Last April, the Department of Education (DepEd) released a draft of the new curriculum, stating that it seeks to strengthen the competence of students in literacy and numeracy, the same skills that Marcos prioritized to tackle in his first SONA.
In 2018, the Programme for International Student Assessment said the quality of the country’s basic education must be improved after it scored significantly below average compared to other countries in all three major areas of literacy: reading, mathematics and science.
About 19% of Filipino students achieved at least the minimum proficiency level in overall reading literacy and only about 20% achieved the minimum in mathematical literacy in the 2018 study.
The K-10 curriculum underlines the issues concerning students’ assessment in the subjects of English, Filipino and Mathematics.
The president said his administration is currently augmenting the school workforce, noting that 90% of the newly created teaching positions have been filled while additional administrative personnel have been hired to unburden the workload of teachers.
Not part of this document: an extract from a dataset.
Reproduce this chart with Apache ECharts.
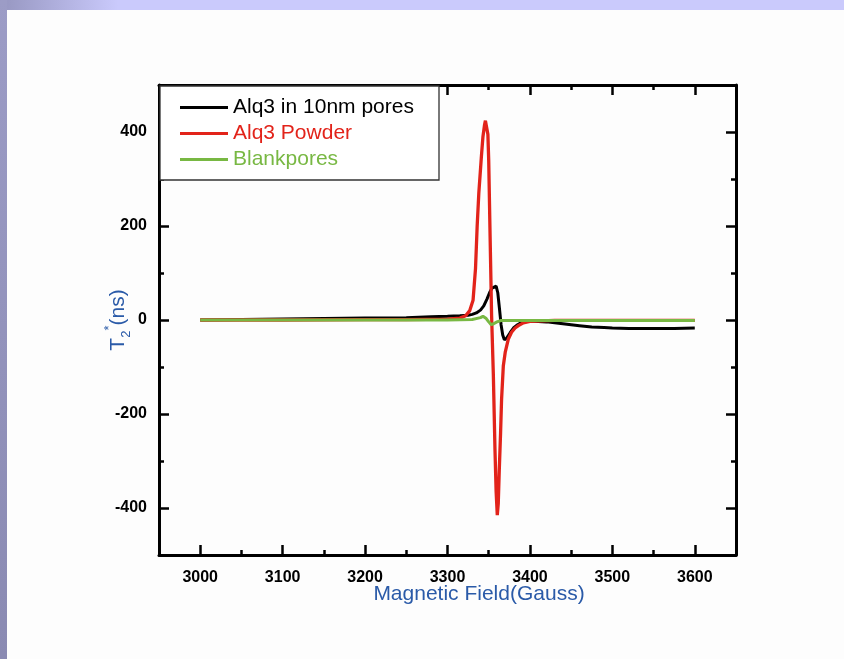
<!DOCTYPE html>
<html><head><meta charset="utf-8">
<script src="https://cdn.jsdelivr.net/npm/echarts@6/dist/echarts.min.js"></script>
<style>html,body{margin:0;padding:0;background:#fdfdfd}#c{width:844px;height:659px}</style>
</head><body><div id="c"></div>
<script>
// ---- data ----
const seriesNames = ['Alq3 in 10nm pores', 'Alq3 Powder', 'Blankpores'];

const poresX = [3000,3050,3100,3150,3200,3250,3280,3300,3315,3325,3330,3335,3340,3344,3348,3351,3354,3356,3359,3361,3363,3365,3367,3369,3372,3376,3380,3385,3390,3400,3410,3420,3430,3440,3450,3460,3475,3490,3500,3520,3550,3575,3600];
const poresY = [0,1,2,3,4,5,7,8,9,10,12,15,21,30,45,58,68,72,72,58,25,-10,-32,-42,-38,-27,-17,-10,-5,-2,-3,-4,-6,-8,-10,-12,-15,-16,-17,-18,-18,-18,-17];

const powderX = [3000,3100,3200,3250,3300,3315,3322,3327,3331,3334,3336,3338,3341,3343,3345,3346,3347,3348,3349,3350,3351.5,3353.5,3355.6,3357.6,3359,3360.4,3361.6,3362.8,3364.4,3365.6,3367.7,3370,3373.7,3377.7,3382,3386,3392,3400,3430,3500,3600];
const powderY = [0,0,1,1,2,4,9,20,42,110,200,270,345,390,416,424,426,420,395,340,195,9,-115,-276,-365,-415,-390,-320,-240,-169,-98,-69,-41,-26,-17,-12,-6,-3,-1,-1,-1];

const blankX = [3000,3100,3200,3300,3330,3340,3343,3347,3350,3353,3356,3360,3365,3375,3400,3500,3600];
const blankY = [0,0,0,0,1,5,8,3,-4,-10,-8,-4,-1,-1,-1,-1,-1];

const xMajorTicks = [3000,3100,3200,3300,3400,3500,3600];
const xMinorTicks = [3050,3150,3250,3350,3450,3550];
const yMajorTicks = [-400,-200,0,200,400];
const yMinorTicks = [-300,-100,100,300];

const colors = ['#000000', '#e2231a', '#78b843'];
const nameBlue = '#2a5aa8';
const FONT = 'Liberation Sans, Arial, sans-serif';

function zip(xs, ys) { return xs.map((x, i) => [x, ys[i]]); }

function axis(kind, position, ticks, major, withLine, withLabels) {
  return {
    type: 'value',
    position: position,
    min: kind === 'x' ? 2950 : -500,
    max: kind === 'x' ? 3650 : 500,
    splitLine: { show: false },
    axisLine: { show: withLine, onZero: false, lineStyle: { color: '#000', width: 3 } },
    axisTick: { show: true, inside: true, length: major ? 10 : 5, customValues: ticks,
      lineStyle: { color: '#000', width: 2.5 } },
    axisLabel: { show: withLabels, customValues: ticks, color: '#000', fontWeight: 'bold',
      fontSize: 16, fontFamily: FONT, margin: kind === 'x' ? 15 : 12, formatter: v => String(v) }
  };
}

const xMain = axis('x', 'bottom', xMajorTicks, true, true, true);
xMain.name = 'Magnetic Field(Gauss)';
xMain.nameLocation = 'middle';
xMain.nameGap = 29;
xMain.nameMoveOverlap = false;
xMain.nameTextStyle = { color: nameBlue, fontSize: 21, fontFamily: FONT, padding: [0, 0, 0, 63] };

const yMain = axis('y', 'left', yMajorTicks, true, true, true);
yMain.name = '{t|T}{sub|2}{sup|*}{t|(ns)}';
yMain.nameLocation = 'middle';
yMain.nameGap = 26;
yMain.nameMoveOverlap = false;
yMain.nameTextStyle = {
  color: nameBlue, fontFamily: FONT, fontSize: 21, lineHeight: 30,
  rich: {
    t: { color: nameBlue, fontFamily: FONT, fontSize: 21, lineHeight: 30 },
    sub: { color: nameBlue, fontFamily: FONT, fontSize: 13, verticalAlign: 'bottom', lineHeight: 30 },
    sup: { color: nameBlue, fontFamily: FONT, fontSize: 13, verticalAlign: 'top', lineHeight: 30 }
  }
};

const option = {
  animation: false,
  backgroundColor: '#fdfdfd',
  grid: { left: 159, top: 85, right: 108, bottom: 104, containLabel: false },
  xAxis: [
    xMain,
    axis('x', 'bottom', xMinorTicks, false, false, false),
    axis('x', 'top', xMajorTicks, true, true, false),
    axis('x', 'top', xMinorTicks, false, false, false)
  ],
  yAxis: [
    yMain,
    axis('y', 'left', yMinorTicks, false, false, false),
    axis('y', 'right', yMajorTicks, true, true, false),
    axis('y', 'right', yMinorTicks, false, false, false)
  ],
  legend: {
    orient: 'vertical', left: 180, top: 97, itemWidth: 48, itemHeight: 3, itemGap: 5,
    icon: 'rect', padding: 0, z: 10,
    textStyle: { fontSize: 21, fontFamily: FONT, lineHeight: 21 },
    data: seriesNames.map((n, i) => ({ name: n, textStyle: { color: colors[i] } }))
  },
  graphic: [
    { type: 'rect', shape: { x: 0, y: 0, width: 844, height: 10 }, silent: true, z: 0,
      style: { fill: new echarts.graphic.LinearGradient(0, 0, 1, 0, [
        { offset: 0, color: '#9696c0' }, { offset: 0.14, color: '#cacafc' }, { offset: 1, color: '#cacafc' }]) } },
    { type: 'rect', shape: { x: 0, y: 0, width: 7, height: 659 }, silent: true, z: 0,
      style: { fill: new echarts.graphic.LinearGradient(0, 0, 0, 1, [
        { offset: 0, color: '#9c9cc6' }, { offset: 1, color: '#8a8ab2' }]) } },
    { type: 'rect', shape: { x: 160, y: 86, width: 279, height: 94 }, silent: true, z: 5,
      style: { fill: '#ffffff', stroke: '#333333', lineWidth: 1.3 } }
  ],
  series: [
    { name: seriesNames[0], type: 'line', data: zip(poresX, poresY), showSymbol: false,
      lineStyle: { color: colors[0], width: 3 }, itemStyle: { color: colors[0] }, z: 2 },
    { name: seriesNames[1], type: 'line', data: zip(powderX, powderY), showSymbol: false,
      lineStyle: { color: colors[1], width: 3.3 }, itemStyle: { color: colors[1] }, z: 3 },
    { name: seriesNames[2], type: 'line', data: zip(blankX, blankY), showSymbol: false,
      lineStyle: { color: colors[2], width: 3 }, itemStyle: { color: colors[2] }, z: 4 }
  ]
};

const chart = echarts.init(document.getElementById('c'), null, { renderer: 'canvas' });
chart.setOption(option);
</script>
</body></html>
“The MATATAG Agenda for basic education has been launched, focusing on [the] relevance of curriculum, rapid and responsive delivery, and the welfare of both learners and teachers,” he added.
Launched by vice president and education secretary Sara Duterte last January, the agenda’s objectives include producing job-ready citizens, accelerating basic education facilities and services, promoting learner well-being, and providing support to the growth of teachers.
Marcos also addressed the shortage of classrooms and facilities, an issue of which several groups have urged him to resolve.
“Schools and facilities are being retrofitted to become ready for the future — ready for hybrid and high-tech learning, and also climate-ready and disaster-proof. Through the DepEd Partnership Assistance Portal, private sector partners continue their assistance in the rehabilitation and improvement of schools, as part of their corporate social responsibility programs,” he said.
Earlier this month, DepEd said the revised version of the K-10 curriculum will soon be launched and will be implemented by the school year 2024-2025 to produce “better” learning outcomes among students.
It added that the draft for the updated curriculum for Grades 11 and 12, which targets to address the employability of graduates, will be released for transparency once the K-10 curriculum has been finalized. F — M.Y. R. and B.Y. A.